GIVEN EXERCISE: Transcribe only the part of the material below that begins at the line containing "Recreate this image as a web" and ends at the line containing "var lastMonthCount = 11", with both kept and images left out.

EXERCISE MATERIALS:
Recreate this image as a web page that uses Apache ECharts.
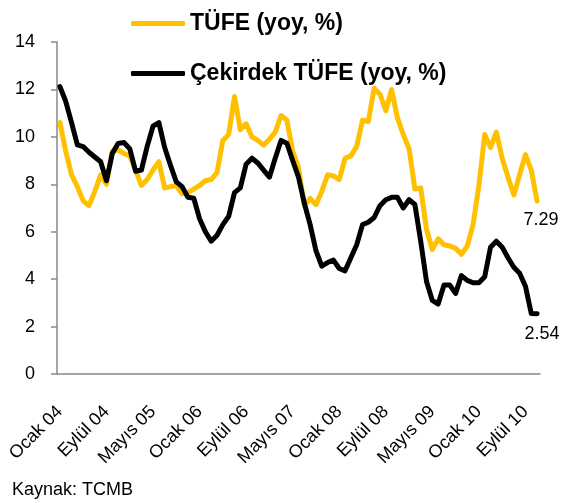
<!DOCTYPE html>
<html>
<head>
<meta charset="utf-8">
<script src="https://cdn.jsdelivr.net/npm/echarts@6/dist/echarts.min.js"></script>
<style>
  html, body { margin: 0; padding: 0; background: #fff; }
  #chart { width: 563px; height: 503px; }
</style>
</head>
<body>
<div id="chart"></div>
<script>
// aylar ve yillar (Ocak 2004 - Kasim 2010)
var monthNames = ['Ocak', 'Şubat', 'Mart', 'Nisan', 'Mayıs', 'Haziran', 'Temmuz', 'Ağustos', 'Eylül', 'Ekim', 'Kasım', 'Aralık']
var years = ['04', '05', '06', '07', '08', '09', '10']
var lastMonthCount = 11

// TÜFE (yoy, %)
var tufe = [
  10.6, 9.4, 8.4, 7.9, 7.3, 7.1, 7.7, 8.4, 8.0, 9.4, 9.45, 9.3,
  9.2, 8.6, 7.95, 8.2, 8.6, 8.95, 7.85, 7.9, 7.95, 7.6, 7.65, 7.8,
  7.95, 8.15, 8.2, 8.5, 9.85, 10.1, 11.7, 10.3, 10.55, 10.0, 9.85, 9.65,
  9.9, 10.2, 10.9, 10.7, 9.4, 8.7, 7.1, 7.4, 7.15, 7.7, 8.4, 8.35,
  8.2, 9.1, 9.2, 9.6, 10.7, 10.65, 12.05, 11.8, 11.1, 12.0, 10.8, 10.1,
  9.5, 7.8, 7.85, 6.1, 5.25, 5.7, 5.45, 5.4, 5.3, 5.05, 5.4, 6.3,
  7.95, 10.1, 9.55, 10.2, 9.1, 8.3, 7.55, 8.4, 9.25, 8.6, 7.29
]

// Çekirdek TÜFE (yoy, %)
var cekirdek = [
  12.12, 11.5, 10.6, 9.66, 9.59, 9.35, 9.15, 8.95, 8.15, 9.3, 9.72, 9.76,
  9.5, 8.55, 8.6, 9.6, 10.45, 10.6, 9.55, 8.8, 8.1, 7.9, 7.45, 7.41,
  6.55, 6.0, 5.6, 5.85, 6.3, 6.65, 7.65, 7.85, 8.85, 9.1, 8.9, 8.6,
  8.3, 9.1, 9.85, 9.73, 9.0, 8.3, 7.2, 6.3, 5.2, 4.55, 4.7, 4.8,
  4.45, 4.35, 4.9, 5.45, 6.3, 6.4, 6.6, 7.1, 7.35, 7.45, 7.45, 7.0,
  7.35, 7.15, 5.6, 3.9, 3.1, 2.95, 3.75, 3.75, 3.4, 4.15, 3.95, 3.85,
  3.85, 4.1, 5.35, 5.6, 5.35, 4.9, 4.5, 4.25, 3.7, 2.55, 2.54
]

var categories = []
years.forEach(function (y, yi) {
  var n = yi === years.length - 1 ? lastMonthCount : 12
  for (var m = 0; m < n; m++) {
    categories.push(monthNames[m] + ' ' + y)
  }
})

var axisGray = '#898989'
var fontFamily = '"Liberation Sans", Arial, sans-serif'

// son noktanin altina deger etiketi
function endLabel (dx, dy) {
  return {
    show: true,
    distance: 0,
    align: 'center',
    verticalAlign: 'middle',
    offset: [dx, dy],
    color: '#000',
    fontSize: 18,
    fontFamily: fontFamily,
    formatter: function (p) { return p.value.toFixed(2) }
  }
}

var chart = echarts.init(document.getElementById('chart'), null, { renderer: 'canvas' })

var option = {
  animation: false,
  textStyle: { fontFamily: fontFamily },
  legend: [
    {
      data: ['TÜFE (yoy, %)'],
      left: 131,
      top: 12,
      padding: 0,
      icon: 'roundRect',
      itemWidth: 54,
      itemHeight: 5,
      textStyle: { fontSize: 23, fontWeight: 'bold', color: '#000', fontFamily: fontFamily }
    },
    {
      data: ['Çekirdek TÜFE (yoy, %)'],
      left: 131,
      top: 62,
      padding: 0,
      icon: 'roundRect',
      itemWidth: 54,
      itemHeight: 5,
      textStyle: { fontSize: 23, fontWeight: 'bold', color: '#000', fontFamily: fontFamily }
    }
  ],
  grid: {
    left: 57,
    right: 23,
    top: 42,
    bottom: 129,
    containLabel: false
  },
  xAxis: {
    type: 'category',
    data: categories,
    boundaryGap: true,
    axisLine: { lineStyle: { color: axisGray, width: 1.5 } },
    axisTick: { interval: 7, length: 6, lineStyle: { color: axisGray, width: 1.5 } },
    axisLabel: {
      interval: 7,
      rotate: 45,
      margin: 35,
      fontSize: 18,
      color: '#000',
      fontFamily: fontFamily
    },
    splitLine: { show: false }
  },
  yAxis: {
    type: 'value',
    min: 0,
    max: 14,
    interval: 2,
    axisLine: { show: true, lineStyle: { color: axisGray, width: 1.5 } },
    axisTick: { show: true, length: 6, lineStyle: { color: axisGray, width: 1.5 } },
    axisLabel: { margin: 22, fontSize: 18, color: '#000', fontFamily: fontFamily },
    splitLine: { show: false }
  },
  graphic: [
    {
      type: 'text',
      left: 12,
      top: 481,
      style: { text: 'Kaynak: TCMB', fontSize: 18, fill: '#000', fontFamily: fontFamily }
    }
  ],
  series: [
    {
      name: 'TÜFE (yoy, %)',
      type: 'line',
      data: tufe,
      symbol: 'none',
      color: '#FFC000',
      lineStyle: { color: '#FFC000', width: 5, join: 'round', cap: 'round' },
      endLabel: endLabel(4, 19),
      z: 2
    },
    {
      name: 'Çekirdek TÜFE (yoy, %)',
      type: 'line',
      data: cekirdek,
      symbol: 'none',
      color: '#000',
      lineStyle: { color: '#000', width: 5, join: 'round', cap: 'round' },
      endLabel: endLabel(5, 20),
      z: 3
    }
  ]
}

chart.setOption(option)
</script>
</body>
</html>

---

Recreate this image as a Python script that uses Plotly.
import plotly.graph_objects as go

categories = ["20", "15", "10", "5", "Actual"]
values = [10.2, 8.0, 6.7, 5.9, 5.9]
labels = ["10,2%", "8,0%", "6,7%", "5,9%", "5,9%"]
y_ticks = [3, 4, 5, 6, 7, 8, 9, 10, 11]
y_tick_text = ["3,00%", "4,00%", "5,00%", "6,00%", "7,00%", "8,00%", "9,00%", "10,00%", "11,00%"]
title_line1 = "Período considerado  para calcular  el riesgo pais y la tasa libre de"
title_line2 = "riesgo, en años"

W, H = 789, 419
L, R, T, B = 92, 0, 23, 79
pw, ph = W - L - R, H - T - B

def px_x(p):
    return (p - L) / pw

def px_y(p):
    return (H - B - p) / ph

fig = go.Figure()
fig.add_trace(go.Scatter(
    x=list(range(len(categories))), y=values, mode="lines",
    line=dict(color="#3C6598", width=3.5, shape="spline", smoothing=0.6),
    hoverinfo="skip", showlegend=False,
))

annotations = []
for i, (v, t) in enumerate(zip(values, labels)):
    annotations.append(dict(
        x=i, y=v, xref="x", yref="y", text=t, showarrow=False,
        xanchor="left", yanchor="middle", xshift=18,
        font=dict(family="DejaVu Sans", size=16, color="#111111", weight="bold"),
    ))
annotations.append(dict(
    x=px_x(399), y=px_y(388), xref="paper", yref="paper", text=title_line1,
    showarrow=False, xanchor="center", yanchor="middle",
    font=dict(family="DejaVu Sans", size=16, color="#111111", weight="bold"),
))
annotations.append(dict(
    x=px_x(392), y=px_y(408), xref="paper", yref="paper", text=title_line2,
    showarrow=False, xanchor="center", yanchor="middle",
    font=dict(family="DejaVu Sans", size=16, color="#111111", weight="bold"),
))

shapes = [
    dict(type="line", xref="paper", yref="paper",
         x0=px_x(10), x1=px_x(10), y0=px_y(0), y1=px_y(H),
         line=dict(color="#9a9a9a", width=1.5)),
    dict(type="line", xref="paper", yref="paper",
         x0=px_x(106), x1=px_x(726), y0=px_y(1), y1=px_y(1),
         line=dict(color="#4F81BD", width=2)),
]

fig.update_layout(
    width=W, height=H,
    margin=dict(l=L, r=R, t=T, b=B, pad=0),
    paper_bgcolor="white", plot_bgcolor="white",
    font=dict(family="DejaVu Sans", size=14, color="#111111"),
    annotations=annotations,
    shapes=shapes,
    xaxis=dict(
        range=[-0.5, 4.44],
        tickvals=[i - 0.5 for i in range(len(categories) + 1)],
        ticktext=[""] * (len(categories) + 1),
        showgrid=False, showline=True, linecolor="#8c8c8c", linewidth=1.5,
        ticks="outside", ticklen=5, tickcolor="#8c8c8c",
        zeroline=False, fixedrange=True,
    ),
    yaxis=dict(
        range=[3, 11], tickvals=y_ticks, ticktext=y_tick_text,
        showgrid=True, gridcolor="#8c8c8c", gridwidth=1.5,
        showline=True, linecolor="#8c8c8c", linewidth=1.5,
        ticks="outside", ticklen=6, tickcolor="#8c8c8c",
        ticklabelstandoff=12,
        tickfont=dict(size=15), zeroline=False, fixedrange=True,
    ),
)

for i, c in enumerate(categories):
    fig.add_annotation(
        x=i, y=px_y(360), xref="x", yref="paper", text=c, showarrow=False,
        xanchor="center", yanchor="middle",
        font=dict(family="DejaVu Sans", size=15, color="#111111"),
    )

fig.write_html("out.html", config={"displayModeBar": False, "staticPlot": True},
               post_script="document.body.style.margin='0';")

--

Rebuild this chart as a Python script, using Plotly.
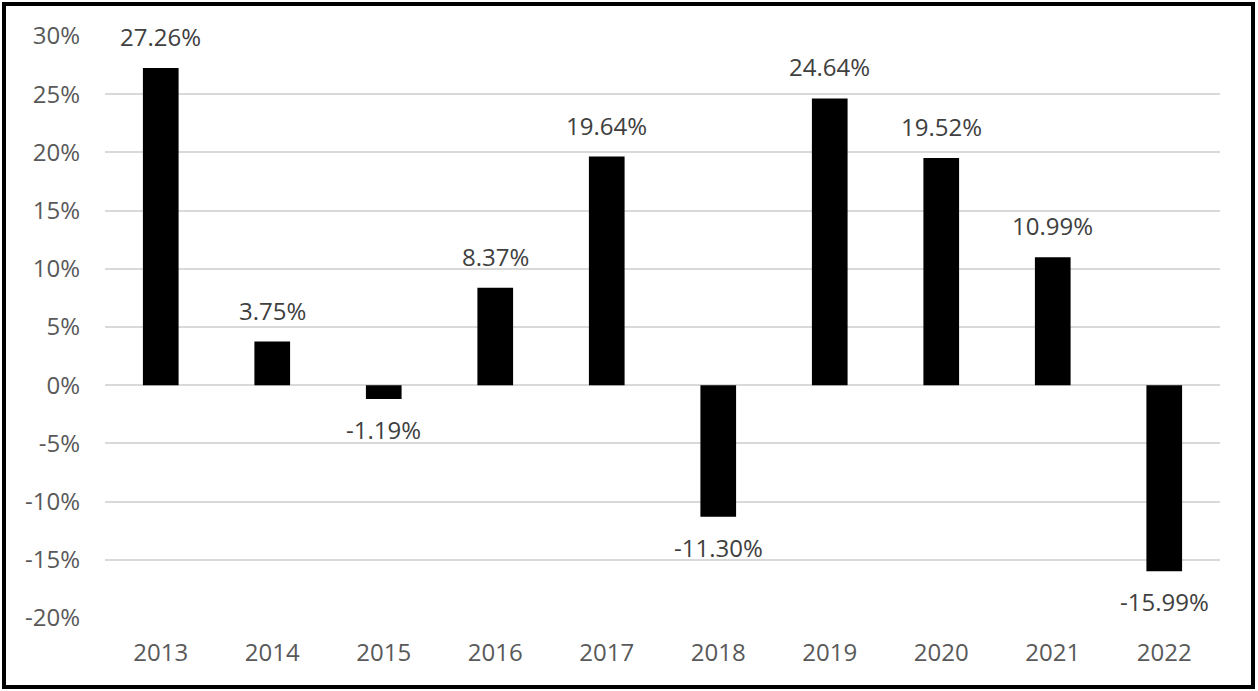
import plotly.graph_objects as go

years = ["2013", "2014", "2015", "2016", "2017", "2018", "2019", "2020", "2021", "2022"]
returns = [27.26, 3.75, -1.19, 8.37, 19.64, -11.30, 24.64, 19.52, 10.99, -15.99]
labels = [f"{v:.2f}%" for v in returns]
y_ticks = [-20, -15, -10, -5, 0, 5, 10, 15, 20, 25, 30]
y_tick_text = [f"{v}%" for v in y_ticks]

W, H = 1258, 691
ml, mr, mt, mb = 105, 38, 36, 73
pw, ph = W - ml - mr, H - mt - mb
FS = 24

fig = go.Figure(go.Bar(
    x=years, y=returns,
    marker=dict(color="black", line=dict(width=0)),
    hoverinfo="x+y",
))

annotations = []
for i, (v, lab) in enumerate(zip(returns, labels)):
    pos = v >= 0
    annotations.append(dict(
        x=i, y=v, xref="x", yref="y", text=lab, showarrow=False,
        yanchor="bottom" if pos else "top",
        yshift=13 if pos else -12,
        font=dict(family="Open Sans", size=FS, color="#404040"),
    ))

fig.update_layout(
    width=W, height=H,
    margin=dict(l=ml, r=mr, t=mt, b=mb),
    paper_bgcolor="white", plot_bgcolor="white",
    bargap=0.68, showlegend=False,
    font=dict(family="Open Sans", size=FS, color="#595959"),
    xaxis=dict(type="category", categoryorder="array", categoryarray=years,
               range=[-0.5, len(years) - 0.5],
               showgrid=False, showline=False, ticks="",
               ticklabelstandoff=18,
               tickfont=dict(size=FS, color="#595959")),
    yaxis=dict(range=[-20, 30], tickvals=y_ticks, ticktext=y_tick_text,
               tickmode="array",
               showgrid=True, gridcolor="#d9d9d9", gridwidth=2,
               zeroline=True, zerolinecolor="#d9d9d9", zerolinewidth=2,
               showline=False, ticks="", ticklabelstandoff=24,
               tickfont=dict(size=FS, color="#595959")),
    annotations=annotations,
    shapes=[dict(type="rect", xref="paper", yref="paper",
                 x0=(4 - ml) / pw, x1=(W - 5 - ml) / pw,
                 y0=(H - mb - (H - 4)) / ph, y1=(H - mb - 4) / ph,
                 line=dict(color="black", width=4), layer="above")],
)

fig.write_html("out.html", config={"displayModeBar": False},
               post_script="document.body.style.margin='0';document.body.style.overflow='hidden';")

ANSWER IN FULL:
Recreate this image as a web page that uses Apache ECharts.
<!DOCTYPE html>
<html>
<head>
<meta charset="utf-8">
<script src="https://cdn.jsdelivr.net/npm/echarts@6/dist/echarts.min.js"></script>
<style>
  html, body { margin: 0; padding: 0; background: #fff; }
  #chart { width: 563px; height: 503px; }
</style>
</head>
<body>
<div id="chart"></div>
<script>
// aylar ve yillar (Ocak 2004 - Kasim 2010)
var monthNames = ['Ocak', 'Şubat', 'Mart', 'Nisan', 'Mayıs', 'Haziran', 'Temmuz', 'Ağustos', 'Eylül', 'Ekim', 'Kasım', 'Aralık']
var years = ['04', '05', '06', '07', '08', '09', '10']
var lastMonthCount = 11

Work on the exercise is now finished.